2  Violência doméstica

Na sociedade muitas pessoas ainda acham que a melhor maneira de resolver conflitos é através da violência e que o sexo masculino é mais forte e superior às mulheres. É assim que, muitas vezes, os maridos, namorados, pais, irmãos, chefes e outros homens acham que têm o direito de impor suas vontades às mulheres, usando da força física para se impor e conseguir dominá-las. Essa maneira de agir, muitas vezes é apoiada pela própria sociedade que dá muito valor ao papel masculino, refletindo assim na forma de educar de forma diferente meninos e meninas. Geralmente as meninas são incentivadas a demonstrarem delicadeza, submissão, dependência, passividade e sentimentalismo, enquanto os meninos são estimulados a desenvolverem a agressividade, força física e a satisfação de seus desejos. A grande maioria das mulheres agredidas sofre calada, pois dar um basta a esse tipo de situação se torna muito difícil.  A vergonha ou a dependência financeira são os principais fatores que levam a esse silêncio.

Ao falar de âmbitos domésticos e familiares entende-se o local onde há convívio permanente de pessoas, em típico ambiente familiar, formado por indivíduos que são unidos por laços naturais e afinidade. Remetendo à Lei Maria da Penha temos como destaque o artigo 7º que trata das formas de violência doméstica ou familiar contra a mulher[3], entre elas a violência física (qualquer conduta que ofenda sua integridade corporal), psicológica (qualquer dano emocional, de humilhação ou ridicularização que venha a sofrer a mulher), sexual (qualquer violência que constranja a mulher a manter relação sexual não desejada, que a impeça de usar meio contraceptivo, e etc.), patrimonial (conduta que configure retenção, destruição de seus objetos e documentos pessoais), moral (conduta que configure calúnia, difamação ou injúria). 

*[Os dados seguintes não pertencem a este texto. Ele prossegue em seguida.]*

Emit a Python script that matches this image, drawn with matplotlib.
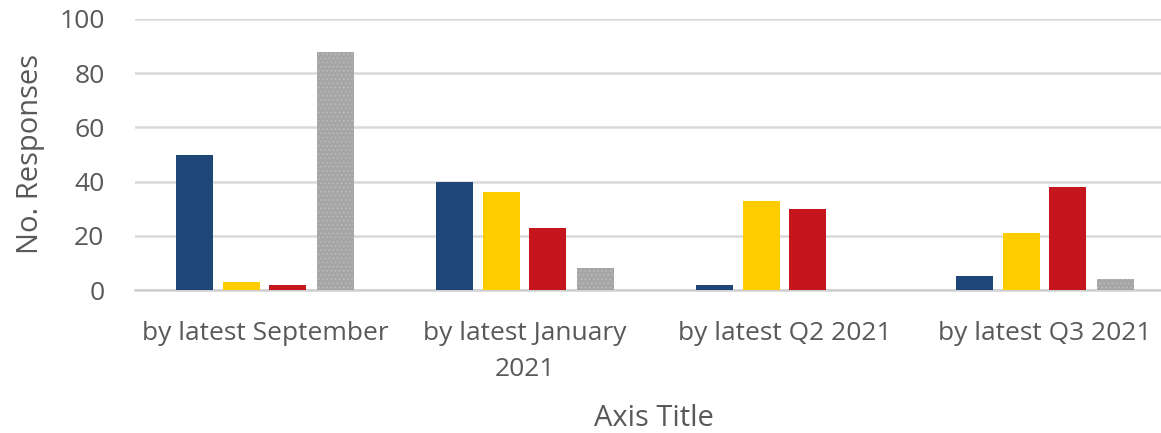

3  Processo de vitimização da mulher

“Sobre esta vítima mulher foi lançada a visão masculina, a qual muitas vezes atribuía à própria vítima a causa do crime”.[4] Trata-se de uma seqüência de eventos que são desencadeados a partir da primeira agressão sofrida pela mulher. Inicialmente há uma dificuldade na comunicação do casal abalada pelo rompimento de um fator de estabilidade conjugal: a confiança. Com a agressão a mulher se vê numa situação em que não imagina uma explicação, sempre acha que foi só daquela vez, que não se repetirá, pois o companheiro se exaltou, ou o que é ainda pior, que a culpa é sua, foi ela que fez algo que justificasse a postura radical do parceiro. 

Na sociedade há sempre pessoas que exercem um poder mais ou menos arbitrário sobre outras, seja de forma brutal e violenta, seja de forma sutil e encoberta. Enquanto esse poder for percebido como normal não haverá vitimização primária (não existe nenhum ato formal das agências políticas que confiram o status de vítima ao subjugado). Quando a percepção pública de tal poder passe a considerá-lo anormal (desnormatiza-se a situação), urge o reconhecimento dos direitos do subjugado e redefine-se a situação conflitiva.